The Air Pollutant Index was between 207 and 272 in five districts near the capital as of noon Kuala Lumpur time, according to data on the Malaysian Department of Environment website. The air quality has since improved as of 4 p.m. Schools in Kuala Lumpur, Putrajaya, Selangor, Negeri Sembilan and two areas in Sarawak were asked to shut on Monday, the education ministry said in an e-mailed statement.

Smoke from Indonesian forest fires has blanketed the region with a layer of haze in the past few weeks. A gauge in Singapore had climbed to one-year high of 334 on Friday, a reading classified as “hazardous”, prompting that nation to shut schools and suspend some outdoor events.

A reading of between 201 and 300 is classified as “very unhealthy” in Malaysia and is the second-highest level, below “hazardous.”

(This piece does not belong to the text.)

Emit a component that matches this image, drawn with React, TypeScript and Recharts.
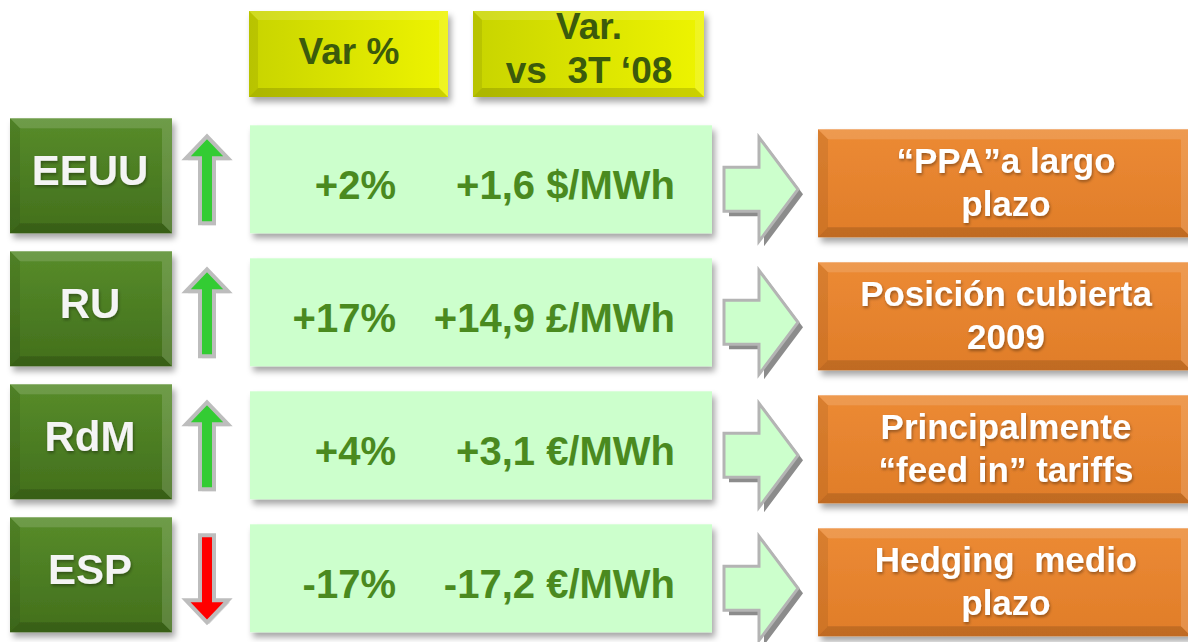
import React from 'react';
import { ComposedChart, Bar, XAxis, YAxis, Customized } from 'recharts';

// ---- Data ----
const regions = ['EEUU', 'RU', 'RdM', 'ESP'];
const pctChange = [2, 17, 4, -17];
const absChange = [1.6, 14.9, 3.1, -17.2];
const units = ['$/MWh', '£/MWh', '€/MWh', '€/MWh'];
const strategies = [
  ['“PPA”a largo', 'plazo'],
  ['Posición cubierta', '2009'],
  ['Principalmente', '“feed in” tariffs'],
  ['Hedging  medio', 'plazo'],
];
const headerLabels = [['Var %'], ['Var.', 'vs  3T ‘08']];

const data = regions.map((region, i) => ({
  region,
  pct: pctChange[i],
  abs: absChange[i],
  unit: units[i],
  strategy: strategies[i],
}));

const FONT = '"Liberation Sans", Arial, Helvetica, sans-serif';
const sign = (v: number) => (v > 0 ? '+' : '');
const fmtPct = (v: number) => `${sign(v)}${v}%`;
const fmtAbs = (v: number, u: string) => `${sign(v)}${v.toFixed(1).replace('.', ',')} ${u}`;

const BevelBox = ({ x, y, w, h, b, grad, shadow = true }: any) => (
  <g filter={shadow ? 'url(#boxShadow)' : undefined}>
    <rect x={x} y={y} width={w} height={h} fill={`url(#${grad})`} />
    <polygon points={`${x},${y} ${x + w},${y} ${x + w - b},${y + b} ${x + b},${y + b}`} fill="#fff" opacity={0.14} />
    <polygon points={`${x},${y} ${x + b},${y + b} ${x + b},${y + h - b} ${x},${y + h}`} fill="#000" opacity={0.08} />
    <polygon points={`${x + w},${y} ${x + w},${y + h} ${x + w - b},${y + h - b} ${x + w - b},${y + b}`} fill="#fff" opacity={0.14} />
    <polygon points={`${x},${y + h} ${x + w},${y + h} ${x + w - b},${y + h - b} ${x + b},${y + h - b}`} fill="#000" opacity={0.14} />
  </g>
);

const Defs = () => (
  <defs>
    <filter id="boxShadow" x="-10%" y="-10%" width="130%" height="140%">
      <feDropShadow dx="3" dy="5" stdDeviation="3" floodColor="#000" floodOpacity="0.35" />
    </filter>
    <filter id="textShadow" x="-10%" y="-20%" width="120%" height="150%">
      <feDropShadow dx="1" dy="2" stdDeviation="1.5" floodColor="#000" floodOpacity="0.35" />
    </filter>
    <linearGradient id="gGreen" x1="0" y1="0" x2="0" y2="1">
      <stop offset="0" stopColor="#578C2A" />
      <stop offset="1" stopColor="#426F1C" />
    </linearGradient>
    <linearGradient id="gYellow" x1="0" y1="0" x2="1" y2="0">
      <stop offset="0" stopColor="#C8D400" />
      <stop offset="1" stopColor="#EEF400" />
    </linearGradient>
    <linearGradient id="gOrange" x1="0" y1="0" x2="0" y2="1">
      <stop offset="0" stopColor="#EC8A34" />
      <stop offset="1" stopColor="#E07D29" />
    </linearGradient>
  </defs>
);

const Header = () => {
  const boxes = [
    { x: 249, w: 199, cx: 349 },
    { x: 473, w: 231, cx: 589 },
  ];
  return (
    <g>
      <Defs />
      {boxes.map((bx, i) => {
        const lines = headerLabels[i];
        const baselines = lines.length === 1 ? [64] : [39, 83];
        return (
          <g key={i}>
            <BevelBox x={bx.x} y={11} w={bx.w} h={86} b={9} grad="gYellow" />
            {lines.map((t, j) => (
              <text key={j} x={bx.cx} y={baselines[j]} textAnchor="middle" fontFamily={FONT} fontWeight="bold"
                fontSize={37} fill="#3B5A0C" style={{ whiteSpace: 'pre' }}>{t}</text>
            ))}
          </g>
        );
      })}
    </g>
  );
};

const RowShape = (props: any) => {
  const { y, height, payload } = props;
  const c = y + height / 2;
  const up = payload.pct >= 0;
  // small direction arrow
  const ax = 207;
  const top = c - 40;
  const bot = c + 47;
  const hw = 21;
  const sw = 7;
  const hh = 22;
  const arrowPts = up
    ? [[ax, top], [ax + hw, top + hh], [ax + sw, top + hh], [ax + sw, bot], [ax - sw, bot], [ax - sw, top + hh], [ax - hw, top + hh]]
    : [[ax, bot], [ax + hw, bot - hh], [ax + sw, bot - hh], [ax + sw, top], [ax - sw, top], [ax - sw, bot - hh], [ax - hw, bot - hh]];
  // block arrow
  const bc = c + 13;
  const bx0 = 724, bx1 = 759, bx2 = 798;
  const blockPts = [[bx0, bc - 22], [bx1, bc - 22], [bx1, bc - 52], [bx2, bc], [bx1, bc + 52], [bx1, bc + 22], [bx0, bc + 22]];
  const toStr = (pts: number[][], dx = 0, dy = 0) => pts.map(p => `${p[0] + dx},${p[1] + dy}`).join(' ');
  const oc = c + 7;
  return (
    <g>
      {/* region label */}
      <BevelBox x={10} y={c - 58} w={162} h={115} b={10} grad="gGreen" />
      <text x={90} y={c + 9} textAnchor="middle" fontFamily={FONT} fontWeight="bold" fontSize={42}
        fill="#F4F4F4" filter="url(#textShadow)">{payload.region}</text>
      {/* up/down arrow */}
      <polygon points={toStr(arrowPts, 2, 2)} fill="#000" opacity={0.15} />
      <polygon points={toStr(arrowPts)} fill={up ? '#33CC33' : '#FF0000'} stroke="#BDBDBD" strokeWidth={4} strokeLinejoin="miter" />
      {/* values box */}
      <rect x={250} y={c - 51} width={462} height={108} fill="#CCFFCC" filter="url(#boxShadow)" />
      <text x={396} y={c + 23} textAnchor="end" fontFamily={FONT} fontWeight="bold" fontSize={40} fill="#4A8A1F">
        {fmtPct(payload.pct)}
      </text>
      <text x={675} y={c + 23} textAnchor="end" fontFamily={FONT} fontWeight="bold" fontSize={40} fill="#4A8A1F">
        {fmtAbs(payload.abs, payload.unit)}
      </text>
      {/* block arrow */}
      <polygon points={toStr(blockPts, 5, 5)} fill="#8C8C8C" />
      <polygon points={toStr(blockPts)} fill="#CCFFCC" stroke="#B4B4B4" strokeWidth={3} strokeLinejoin="miter" />
      {/* strategy box */}
      <BevelBox x={818} y={oc - 54} w={373} h={108} b={10} grad="gOrange" />
      {payload.strategy.map((t: string, j: number) => (
        <text key={j} x={1006} y={oc + (j === 0 ? -10 : 33)} textAnchor="middle" fontFamily={FONT} fontWeight="bold"
          fontSize={35} fill="#FFFFFF" filter="url(#textShadow)" style={{ whiteSpace: 'pre' }}>{t}</text>
      ))}
    </g>
  );
};

export default function App() {
  return (
    <div style={{ position: 'absolute', left: 0, top: 0, width: 1188, height: 642, background: '#fff', overflow: 'hidden' }}>
      <ComposedChart width={1188} height={642} data={data} layout="vertical"
        margin={{ top: 110, right: 0, bottom: 0, left: 0 }} style={{ overflow: 'visible' }}>
        <XAxis type="number" hide domain={[-20, 20]} />
        <YAxis type="category" dataKey="region" hide />
        <Customized component={Header} />
        <Bar dataKey="pct" isAnimationActive={false} shape={RowShape} />
      </ComposedChart>
    </div>
  );
}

Singapore named four Indonesian companies it believes may have contributed to the smoke and said it would apply more pressure on palm-oil and forestry businesses responsible for the blazes.

Investigations aided by meteorological data and satellite imagery showed fires on Indonesian land concessions controlled by PT Rimba Hutani Mas, PT Sebangun Bumi Andalas Wood Industries, PT Bumi Sriwijaya Sentosa and PT Wachyuni Mandira, Singapore’s Ministry of the Environment and Water Resources said in a statement. Representatives of the companies couldn’t be reached for comment by telephone on Saturday.

The ministry also said it served Singapore-based Asia Pulp & Paper Co. with a notice for information on its subsidiaries, as well as measures taken by its suppliers in Indonesia to put out fires in their concessions. Aniela Maria, listed as the media contact person on the company’s website, didn’t immediately reply to an e-mail seeking comment on Sunday.

Singapore reported Sunday that its three-hour pollutant standards index stood at 132 at 5 p.m. A level exceeding 100 indicates “unhealthy” levels.